Pollen Grains Account For A Quarter of Some Spiders' Diet

Researchers found that pollen grains make for a quarter of some spider species' diet, which choose to eat these grains even when other insects are available, according to a press statement.

Generally spiders use their web to catch their prey. While studying oral web spiders, University of Exeter researchers made yet another interesting discovery of this spider species. They found that oral web spiders use their webs not just to catch insects but also aerial plankton like pollen and fungal spores, which account for a quarter of their diet. Spiders usually take down and eat their webs to recycle the silk protein. It was previously believed that oral web spiders indirectly consumed these pollens while eating the web. However, the new study found that this was not true. The size of the pollen grains suggested that the spiders were actively eating them.

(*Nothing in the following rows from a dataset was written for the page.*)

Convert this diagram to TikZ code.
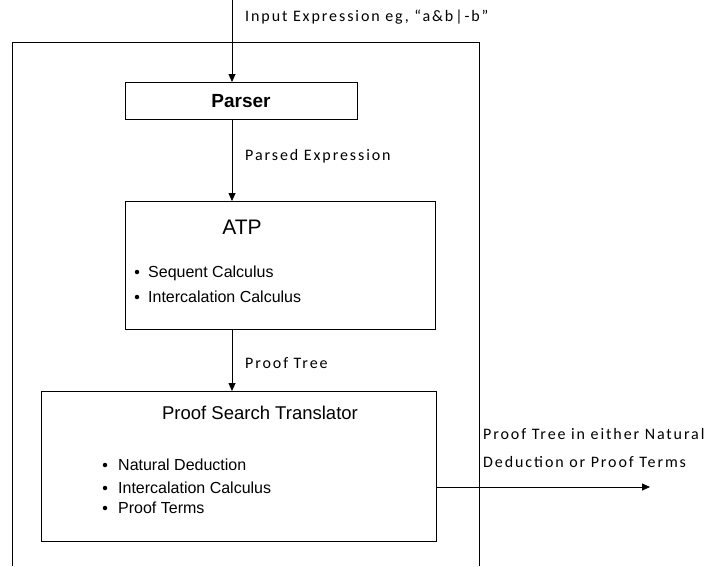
\documentclass[tikz,border=0pt]{standalone}
\usepackage{fontspec}
\setmainfont{Liberation Sans}
\newfontfamily\lblfont{Carlito}[LetterSpace=12]
\usetikzlibrary{arrows.meta}
\begin{document}
\begin{tikzpicture}[x=1pt,y=-1pt,
  box/.style={draw,line width=0.8pt,inner sep=0pt},
  conn/.style={line width=0.8pt,-{Triangle[length=8pt,width=7pt]}},
  lbl/.style={font=\lblfont\fontsize{16}{18}\selectfont,anchor=base west,inner sep=0pt},
  title/.style={font=\fontsize{18.5}{20}\selectfont,anchor=base,inner sep=0pt},
  item/.style={font=\fontsize{16}{18}\selectfont,anchor=base west,inner sep=0pt},
  dot/.style={circle,fill,inner sep=0pt,minimum size=4.5pt}]
\useasboundingbox (0,0) rectangle (712,566);
% outer frame
\draw[line width=0.8pt] (12,566) -- (12,42) -- (479,42) -- (479,566);
% boxes
\node[box,minimum width=232pt,minimum height=37pt,anchor=north west] (parser) at (125,82) {};
\node[title,font=\bfseries\fontsize{19}{21}\selectfont] (parsert) at (241,107) {Parser};
\node[box,minimum width=310pt,minimum height=128pt,anchor=north west] (atp) at (125,201) {};
\node[title,font=\fontsize{21}{23}\selectfont] (atpt) at (242,234) {ATP};
\node[dot] (d1) at (137,272) {};
\node[item] (i1) at (148,277) {Sequent Calculus};
\node[dot] (d2) at (137,297) {};
\node[item] (i2) at (148,302) {Intercalation Calculus};
\node[box,minimum width=395pt,minimum height=150pt,anchor=north west] (pst) at (41,391) {};
\node[title] (pstt) at (260,419) {Proof Search Translator};
\node[dot] (d3) at (105,465) {};
\node[item] (i3) at (118,470) {Natural Deduction};
\node[dot] (d4) at (105,488) {};
\node[item] (i4) at (118,493) {Intercalation Calculus};
\node[dot] (d5) at (105,508) {};
\node[item] (i5) at (118,513) {Proof Terms};
% connectors
\coordinate (in) at (232,0);
\coordinate (out) at (650,487);
\draw[conn] (in) -- (in |- parser.north);
\draw[conn] (parser.south -| in) -- (atp.north -| in);
\draw[conn] (atp.south -| in) -- (pst.north -| in);
\draw[conn] (pst.east |- out) -- (out);
% labels
\node[lbl] (l1) at (245,21) {Input Expression eg, “a\&b|-b”};
\node[lbl] (l2) at (245,160) {Parsed Expression};
\node[lbl] (l3) at (245,368) {Proof Tree};
\node[lbl] (l4) at (483,439) {Proof Tree in either  Natural};
\node[lbl] (l5) at (483,467) {Deduction or Proof Terms};
\end{tikzpicture}
\end{document}
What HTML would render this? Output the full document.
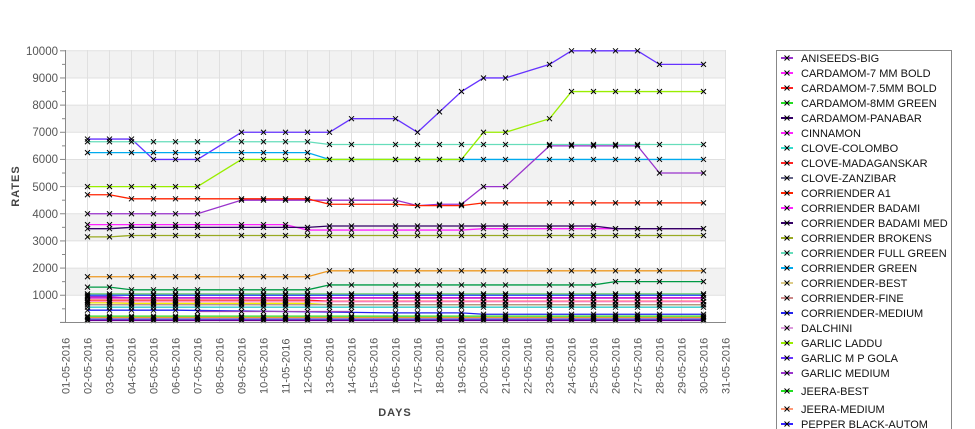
<!DOCTYPE html>
<html><head><meta charset="utf-8"><style>
html,body{margin:0;padding:0;background:#fff;width:975px;height:429px;overflow:hidden}
svg{display:block;font-family:"Liberation Sans","DejaVu Sans",sans-serif}
</style></head><body>
<svg id="s" width="975" height="429" viewBox="0 0 975 429" xmlns="http://www.w3.org/2000/svg">
<g id="bands"></g>
<g id="grid"></g>
<g id="lines"></g>
<g id="marks"></g>
<line x1="65.5" y1="50" x2="65.5" y2="323" stroke="#888"/>
<line x1="60" y1="322.5" x2="726" y2="322.5" stroke="#888"/>
<g font-size="11.5" fill="#555" text-anchor="end">
<text x="58" y="55">10000</text><text x="58" y="82">9000</text><text x="58" y="109">8000</text>
<text x="58" y="136">7000</text><text x="58" y="163">6000</text><text x="58" y="191">5000</text>
<text x="58" y="218">4000</text><text x="58" y="245">3000</text><text x="58" y="272">2000</text>
<text x="58" y="299">1000</text>
</g>
<text transform="translate(19,186) rotate(-90)" font-size="11" font-weight="bold" fill="#444" text-anchor="middle" letter-spacing="1">RATES</text>
<text x="395" y="416" font-size="11" font-weight="bold" fill="#444" text-anchor="middle" letter-spacing="1">DAYS</text>
<g font-size="11" fill="#555">
<text transform="translate(69.5,394) rotate(-90)">01-05-2016</text>
<text transform="translate(91.5,394) rotate(-90)">02-05-2016</text>
<text transform="translate(113.5,394) rotate(-90)">03-05-2016</text>
<text transform="translate(135.5,394) rotate(-90)">04-05-2016</text>
<text transform="translate(157.5,394) rotate(-90)">05-05-2016</text>
<text transform="translate(179.5,394) rotate(-90)">06-05-2016</text>
<text transform="translate(201.5,394) rotate(-90)">07-05-2016</text>
<text transform="translate(223.5,394) rotate(-90)">08-05-2016</text>
<text transform="translate(245.5,394) rotate(-90)">09-05-2016</text>
<text transform="translate(267.5,394) rotate(-90)">10-05-2016</text>
<text transform="translate(289.5,394) rotate(-90)">11-05-2016</text>
<text transform="translate(311.5,394) rotate(-90)">12-05-2016</text>
<text transform="translate(333.5,394) rotate(-90)">13-05-2016</text>
<text transform="translate(355.5,394) rotate(-90)">14-05-2016</text>
<text transform="translate(377.5,394) rotate(-90)">15-05-2016</text>
<text transform="translate(399.5,394) rotate(-90)">16-05-2016</text>
<text transform="translate(421.5,394) rotate(-90)">17-05-2016</text>
<text transform="translate(443.5,394) rotate(-90)">18-05-2016</text>
<text transform="translate(465.5,394) rotate(-90)">19-05-2016</text>
<text transform="translate(487.5,394) rotate(-90)">20-05-2016</text>
<text transform="translate(509.5,394) rotate(-90)">21-05-2016</text>
<text transform="translate(531.5,394) rotate(-90)">22-05-2016</text>
<text transform="translate(553.5,394) rotate(-90)">23-05-2016</text>
<text transform="translate(575.5,394) rotate(-90)">24-05-2016</text>
<text transform="translate(597.5,394) rotate(-90)">25-05-2016</text>
<text transform="translate(619.5,394) rotate(-90)">26-05-2016</text>
<text transform="translate(641.5,394) rotate(-90)">27-05-2016</text>
<text transform="translate(663.5,394) rotate(-90)">28-05-2016</text>
<text transform="translate(685.5,394) rotate(-90)">29-05-2016</text>
<text transform="translate(707.5,394) rotate(-90)">30-05-2016</text>
<text transform="translate(729.5,394) rotate(-90)">31-05-2016</text>
</g>
<path d="M776.5,429 V50.5 H951.5 V429" fill="#fff" stroke="#888"/>
<g id="leg"></g>
<g font-size="11" fill="#111">
<text x="801" y="62">ANISEEDS-BIG</text>
<text x="801" y="77">CARDAMOM-7 MM BOLD</text>
<text x="801" y="92">CARDAMOM-7.5MM BOLD</text>
<text x="801" y="107">CARDAMOM-8MM GREEN</text>
<text x="801" y="122">CARDAMOM-PANABAR</text>
<text x="801" y="137">CINNAMON</text>
<text x="801" y="152">CLOVE-COLOMBO</text>
<text x="801" y="167">CLOVE-MADAGANSKAR</text>
<text x="801" y="182">CLOVE-ZANZIBAR</text>
<text x="801" y="197">CORRIENDER A1</text>
<text x="801" y="212">CORRIENDER BADAMI</text>
<text x="801" y="227">CORRIENDER BADAMI MED</text>
<text x="801" y="242">CORRIENDER BROKENS</text>
<text x="801" y="257">CORRIENDER FULL GREEN</text>
<text x="801" y="272">CORRIENDER GREEN</text>
<text x="801" y="287">CORRIENDER-BEST</text>
<text x="801" y="302">CORRIENDER-FINE</text>
<text x="801" y="317">CORRIENDER-MEDIUM</text>
<text x="801" y="332">DALCHINI</text>
<text x="801" y="347">GARLIC LADDU</text>
<text x="801" y="362">GARLIC M P GOLA</text>
<text x="801" y="377">GARLIC MEDIUM</text>
<text x="801" y="395">JEERA-BEST</text>
<text x="801" y="413">JEERA-MEDIUM</text>
<text x="801" y="428">PEPPER BLACK-AUTOM</text>
</g>
</svg>
<script>
var NS="http://www.w3.org/2000/svg";
function el(p,t,a){var e=document.createElementNS(NS,t);for(var k in a)e.setAttribute(k,a[k]);document.getElementById(p).appendChild(e);return e;}
function X(d){return 65.5+(d-1)*22;}
function Y(v){return 322.4-v*0.02716;}
[[10000,9000],[8000,7000],[6000,5000],[4000,3000],[2000,1000]].forEach(function(b){el("bands","rect",{x:65.5,y:Y(b[0]),width:660,height:Y(b[1])-Y(b[0]),fill:"#f2f2f2"});});
for(var d=1;d<=31;d++)el("grid","line",{x1:X(d),y1:50,x2:X(d),y2:322,stroke:"#e0e0e0"});
for(var v=1000;v<=10000;v+=1000)el("grid","line",{x1:65.5,y1:Y(v),x2:726,y2:Y(v),stroke:"#e0e0e0"});
for(var v=0;v<=10000;v+=500)el("grid","line",{x1:v%1000?62:60,y1:Y(v),x2:65.5,y2:Y(v),stroke:"#888"});
var D=[2,3,4,5,6,7,9,10,11,12,13,14,16,17,18,19,20,21,23,24,25,26,27,28,30];
function S(col,f,days){days=days||D;var pts=days.map(function(d){return [X(d),Y(f(d))];});
el("lines","polyline",{points:pts.map(function(p){return p.join(",")}).join(" "),fill:"none",stroke:col,"stroke-width":1.3});
pts.forEach(function(p){el("marks","path",{d:"M"+(p[0]-2.5)+","+(p[1]-2.5)+"l5,5M"+(p[0]+2.5)+","+(p[1]-2.5)+"l-5,5",stroke:"#000","stroke-width":1});});}
function M(o){return function(d){var r;for(var k in o){if(d>=+k)r=o[k];}return r;};}
S("#6633ff",M({2:6750,5:6000,9:7000,14:7500,17:7000,18:7750,19:8500,20:9000,23:9500,24:10000,28:9500}));
S("#66ddbb",M({2:6650,13:6550}));
S("#00aaee",M({2:6250,13:6000}));
S("#99ee00",M({2:5000,9:6000,20:7000,23:7500,24:8500}));
S("#9933cc",M({2:4000,9:4500,17:4300,18:4350,20:5000,23:6500,28:5500}));
S("#ff2200",M({2:4700,4:4550,13:4350,17:4300,20:4400}));
S("#ff22ff",M({2:3600,12:3400,20:3450}));
S("#330066",M({2:3450,4:3500,13:3550,26:3450}));
S("#99aa22",M({2:3150,4:3200}));
S("#ee9922",M({2:1680,13:1900}));
S("#009944",M({2:1300,4:1200,13:1380,26:1500}));
S("#66cc66",M({2:1050}));
S("#2244ff",M({2:1000}));
S("#9933cc",M({2:950,4:900}));
S("#cc00cc",M({2:900}));
S("#ff2222",M({2:820,13:780}));
S("#ff88cc",M({2:760}));
S("#eeee00",M({2:720,4:700,13:650}));
S("#aa8888",M({2:650}));
S("#33cccc",M({2:560}));
S("#2222ee",M({2:450,16:350,20:300}),[2,3,4,5,6,16,17,18,19,20,21,23,24,25,26,27,28,30]);
S("#9944bb",M({2:400}),[7,9,10,11,12,13,14]);
S("#22dd22",M({2:230}));
S("#ee9933",M({2:180}));
S("#3322cc",M({2:120}));
S("#660099",M({2:70}));
var lc=["#9933cc","#ff22ff","#ff2222","#22dd22","#330066","#ff22ff","#33ddcc","#ff2222","#666688","#ff2200","#ff22ff","#330066","#99aa22","#66ddbb","#00aaee","#ddcc88","#cc8888","#2222ee","#dd99dd","#99ee00","#6633ff","#9933cc","#22dd22","#ff9977","#3322ff"];
var ly=[58,73,88,103,118,133,148,163,178,193,208,223,238,253,268,283,298,313,328,343,358,373,391,409,424];
lc.forEach(function(c,i){var y=ly[i];el("leg","line",{x1:781,y1:y,x2:793,y2:y,stroke:c,"stroke-width":2});
el("leg","path",{d:"M784.5,"+(y-2.5)+"l5,5M789.5,"+(y-2.5)+"l-5,5",stroke:"#000","stroke-width":1});});
</script>
</body></html>
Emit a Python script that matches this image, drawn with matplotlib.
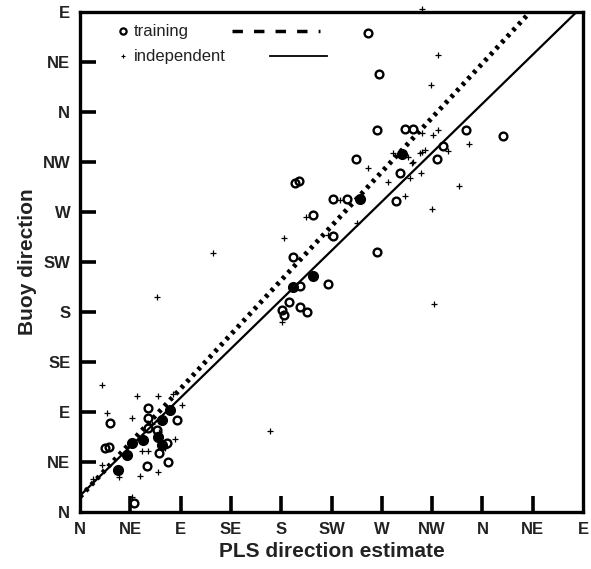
import numpy as np
import matplotlib.pyplot as plt

# direction labels, 0 = N, 450 = E (wrapped past north)
dir_ticks = [0, 45, 90, 135, 180, 225, 270, 315, 360, 405, 450]
dir_labels = ['N', 'NE', 'E', 'SE', 'S', 'SW', 'W', 'NW', 'N', 'NE', 'E']

# training samples (open circles)
train_x = [257.9, 267.5, 265.4, 290.8, 297.6, 345.3, 378.0, 325.0, 246.9, 319.1,
           286.3, 192.3, 195.9, 226.6, 239.1, 282.7, 208.2, 226.6, 190.8, 265.4,
           196.8, 222.1, 187.2, 196.8, 203.4, 180.4, 182.5,
           61.1, 26.8, 61.1, 86.5, 61.1, 68.6, 22.4, 25.9, 78.1, 70.7, 59.7, 79.0, 48.6]
train_y = [431.4, 393.9, 343.8, 344.4, 344.4, 343.8, 338.1, 329.7, 317.4, 317.4,
           304.8, 295.8, 298.2, 281.4, 281.4, 279.9, 267.3, 248.4, 229.8, 234.3,
           203.4, 204.9, 189.3, 184.2, 179.7, 181.8, 177.3,
           93.3, 79.8, 84.3, 82.8, 75.3, 73.8, 57.3, 58.8, 62.4, 53.4, 41.4, 45.3, 7.8]

# overlapping training samples (appear as filled dots)
dense_x = [287.8, 250.5, 208.2, 190.3, 80.5, 73.1, 69.8, 73.4, 46.3, 41.8, 33.7, 56.6]
dense_y = [322.2, 281.7, 212.4, 202.8, 91.8, 82.8, 67.5, 60.3, 61.8, 51.3, 37.8, 64.8]

# independent samples (small crosses)
indep_x = [19.4, 50.7, 69.5, 83.5, 91.0, 23.9, 46.3, 85.0, 55.2, 61.1, 19.4, 53.7,
           69.5, 35.2, 11.9, 46.3, 70.7, 76.0, 64.4,
           69.2, 119.3, 170.0, 182.8, 201.9, 222.1, 232.6, 247.5, 257.9, 275.3,
           280.3, 290.8, 295.2, 293.7, 296.8, 298.2, 304.8, 304.2, 305.7, 308.6,
           305.7, 316.1, 320.5, 329.5, 348.3, 339.1, 315.2, 317.0, 181.0, 320.5,
           314.0, 306.2]
indep_y = [114.3, 104.7, 104.7, 106.2, 96.3, 88.8, 84.3, 65.4, 54.9, 54.9, 42.3, 32.4,
           36.3, 31.2, 29.4, 13.8, 72.0, 57.6, 79.2,
           193.8, 232.8, 73.2, 246.9, 265.8, 249.3, 280.8, 259.8, 309.3, 297.3,
           323.4, 284.4, 300.3, 319.2, 313.8, 315.3, 305.4, 322.8, 324.3, 325.8,
           340.8, 339.3, 343.8, 324.9, 330.9, 293.7, 272.4, 187.2, 171.3, 411.3,
           384.3, 452.4]

# fitted lines: intercept, slope
train_fit = (13.5, 1.084)
indep_fit = (14.7, 0.98)

plt.rcParams['font.family'] = ['Liberation Sans', 'DejaVu Sans']

fig = plt.figure(figsize=(5.91, 5.69), dpi=100)
ax = fig.add_axes([0.1354, 0.1002, 0.8511, 0.8787])

xs = np.array([0, 450])
ax.plot(xs, train_fit[0] + train_fit[1] * xs, color='black', lw=3.5,
        linestyle=(0, (0.7, 1.0)))
ax.plot(xs, indep_fit[0] + indep_fit[1] * xs, color='black', lw=1.6)

ax.plot(indep_x, indep_y, '+', color='black', ms=4, mew=0.9, clip_on=False)
ax.plot(train_x, train_y, 'o', mfc='none', mec='black', ms=5.6, mew=1.7)
ax.plot(dense_x, dense_y, 'o', color='black', ms=7)

ax.set_xlim(0, 450)
ax.set_ylim(0, 450)
ax.set_xticks(dir_ticks)
ax.set_xticklabels(dir_labels)
ax.set_yticks(dir_ticks)
ax.set_yticklabels(dir_labels)
ax.tick_params(axis='both', length=0, labelsize=12, pad=7, labelcolor='#222222')
for lab in ax.get_xticklabels() + ax.get_yticklabels():
    lab.set_fontweight('bold')
for sp in ax.spines.values():
    sp.set_linewidth(2.4)
    sp.set_zorder(6)

# inward tick marks (thick, like the original figure)
inner = dir_ticks[1:-1]
tick_len = 14
ax.vlines(inner, 0, tick_len, colors='black', linewidth=2.6, zorder=6)
ax.hlines(inner, 0, tick_len, colors='black', linewidth=2.6, zorder=6)

ax.set_xlabel('PLS direction estimate', fontsize=15, fontweight='bold',
              color='#222222', labelpad=4)
ax.set_ylabel('Buoy direction', fontsize=15, fontweight='bold',
              color='#222222', labelpad=4)

# legend: marker, label, line sample
tr = ax.transAxes
ax.plot([0.0855], [0.962], 'o', mfc='none', mec='black', ms=4.5, mew=1.6, transform=tr)
ax.text(0.107, 0.962, 'training', transform=tr, fontsize=12, va='center', color='#222222')
ax.plot([0.302, 0.477], [0.962, 0.962], color='black', lw=2.5,
        linestyle=(0, (3, 3.2)), transform=tr)
ax.plot([0.0855], [0.912], '+', color='black', ms=3.5, mew=0.8, transform=tr)
ax.text(0.107, 0.912, 'independent', transform=tr, fontsize=12, va='center', color='#222222')
ax.plot([0.378, 0.491], [0.912, 0.912], color='black', lw=1.3, transform=tr)

fig.savefig('out.png', dpi=100)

To confirm their findings, Dr Dirk Sanders of the University of Exeter and his team carried out an experiment to see whether juvenile spiders included plant resources in their diet. They found that while only 75 per cent of their diet consisted of flying insects, the rest comprised of pollen grains. A mixture of these plant resources and insects gave spiders maximum nourishment.

"Most people and researchers think of spiders as pure carnivores, but in this family of orb web spiders that is not the case," Dr. Sanders said. "We have demonstrated that the spiders feed on pollen caught in their webs, even if they have additional food, and that it forms an important part of their nourishment. The proportion of pollen in the spiders' diet in the wild was high, so we need to classify them as omnivores rather than carnivores."

Findings of the study were published in the online journal PLOS One.